Remember He Didn’t Sign Up for This

Bishops are unpaid clergy. They are unlikely to have received formal training in management, or communication. They give many hours a week away from their families, work, and other interests to voluntarily serve their ward members. While your bishop may not have handled a situation well, remember he is just a man doing his best to serve his ward.

Once, I was frustrated when a leader didn’t bring my son home from a campout when he said he would. In expressing this frustration, his wife reminded me that he was volunteering and that perhaps I could be more grateful that he was serving my son and less picky about what time they returned. She was right, I was humbled, and I now try harder to recognize people’s freely-given service. We can do the same for bishops. Let’s give grace when we feel inclined to give criticism.

The Offense “Mattereth Not”

Being offended or disliking your bishop doesn’t have to dramatically change things for you. A bishop may say or do any number of potentially offensive things, but what he says or thinks is not what really matters. We go to church to partake of the sacrament and to ascend toward heaven with our fellow saints.

Captain Moroni (by Mormon’s account) was among the best men that ever lived. “If all men had been, and were, and ever would be, like unto Moroni, behold, the very powers of hell would have been shaken forever; yea, the devil would never have power over the hearts of the children of men” (Alma 48:17). Even this good man, was dead wrong when it came to his understanding of why Pahoran wasn’t offering support from the Nephite government toward the war effort against the Lamanites. He wrote a scathing letter to Pahoran accusing him of all manner of corruption, but Pahoran was neither angry nor offended. It didn’t really matter that Moroni had a wrong belief about Pahoran. Pahoran knew Pahoran’s situation and didn’t let Moroni’s error ruffle him. We can do the same.

Elder David A. Bednar confirmed, “One of the greatest indicators of our own spiritual maturity is revealed in how we respond to the weaknesses, the inexperience, and the potentially offensive actions of others. A thing, an event, or an expression may be offensive, but you and I can choose not to be offended—and to say with Pahoran, ‘it mattereth not.’”

During a particularly dark and painful period of depression for me, I finally got brave enough to tell my ward leaders (Relief Society president and subsequently my bishop) that I was going through depression. I knew that service to others is one way to lift ourselves from darkness, so I asked my bishop about seeing if it was possible for me to serve as a temple worker (as I had many years previously). He explained to me that because of my mental illness, he didn’t think I should serve in the temple. It seemed he thought I would be a liability rather than an asset. I was devastated. It made me feel worse than before and I felt like I had nothing to contribute to the Lord’s kingdom.
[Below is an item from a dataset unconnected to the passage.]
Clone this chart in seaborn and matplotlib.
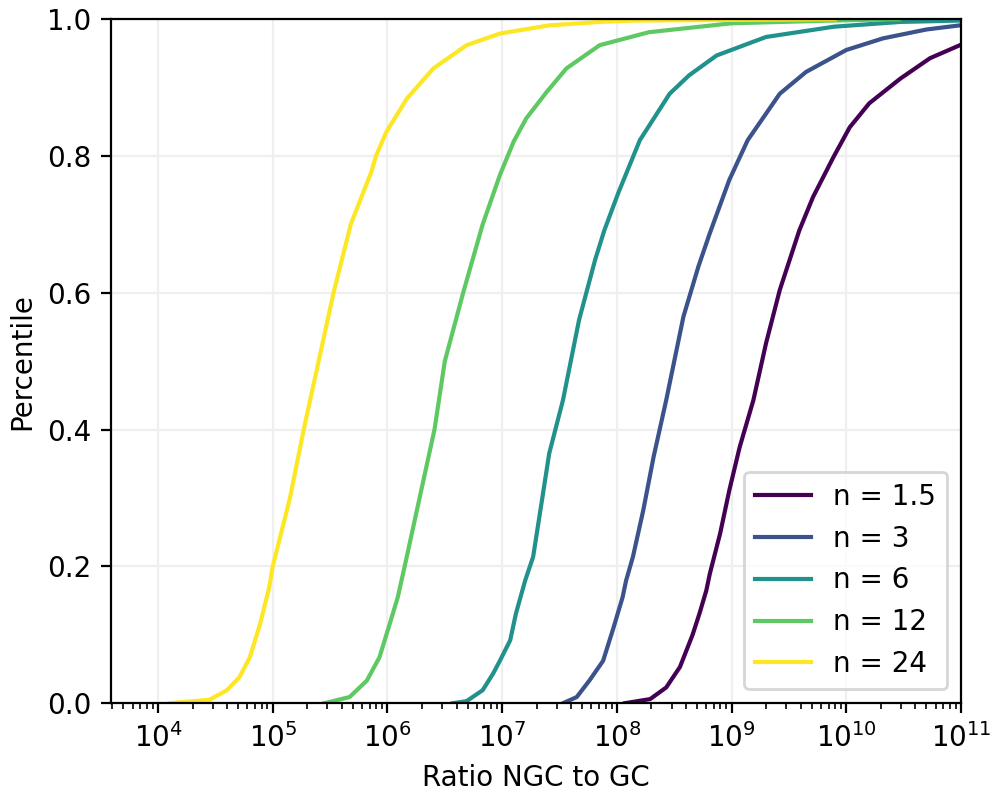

Honestly, he may have been right, or he may have been wrong, but most certainly the Lord would not withhold blessings from me if I sought to serve Him and His people. My feelings were hurt, but ultimately, it “mattered not.” The Lord, through other means, provided a way for me out of the darkness and into His light as I diligently sought Him.

*Please note that service and obedience to God are not a panacea for depression, but they may contribute to improved outcomes.

Between Him or Her and Thee Alone

One way to handle an offense from your bishop is summed in this 1985 Ensign, “If your leader has actually offended you in some way, it would be well to follow the Lord’s counsel to talk to him about the matter and clear it up: ‘If thy brother or sister offend thee, thou shalt take him or her between him or her and thee alone; and if he or she confess thou shalt be reconciled.’ (D&C 42:88.)”

It can be helpful to discuss the matter directly with your bishop (or anyone against whom you hold a grudge). Don’t backbite. It only sews more seeds of discord in your ward and won’t actually help you feel better.

Sustain the Calling, Even If You Struggle to Sustain the Man

The Lord knows He is dealing with imperfect people, and we should, too. A man being called as a bishop doesn’t mean he is perfect. It just means that the Lord can use him to accomplish His purposes. The man still has his agency to decide if he will use his gifts to serve the Lord.

Occasionally, a man serving as a bishop is found to have been involved in illegal or immoral activity. Does this mean he shouldn’t have been called to his office? No. It means he used his agency poorly. He could have been who God asked him to be, but he chose not to.

We can honor the calling and office of a bishop even if the man currently holding the calling disappoints us at times. We sustain the bishop because we sustain the Lord’s church and whom He has called to serve.

Ultimately, having a bishop you don’t click with or who has offended you doesn’t have to change things very much. We can show respect, honor the calling, appreciate his hours of service, and let the rest slide. He won’t be the bishop forever, and in the meantime, we can learn humility and grow personally closer with the Lord. Never let any man or woman come between you and your relationship with the Lord. He is the way.

Elder Lawrence E. Corbridge, emeritus Seventy, said, “There is only one way to happiness and fulfillment. He is the Way. Every other way, any other way, whatever other way, is foolishness.”

It is worth every obstacle to get and stay on that path back to Him. I wish you well on your journey.

Disclaimer: While all of my answers will use scriptures and/or words of modern prophets, I do not represent The Church of Jesus Christ of Latter-day Saints. I don’t believe any of my answers are comprehensive. I’m just one person using the gospel I have been blessed with to bring hope, peace, and answers to other seekers of truth.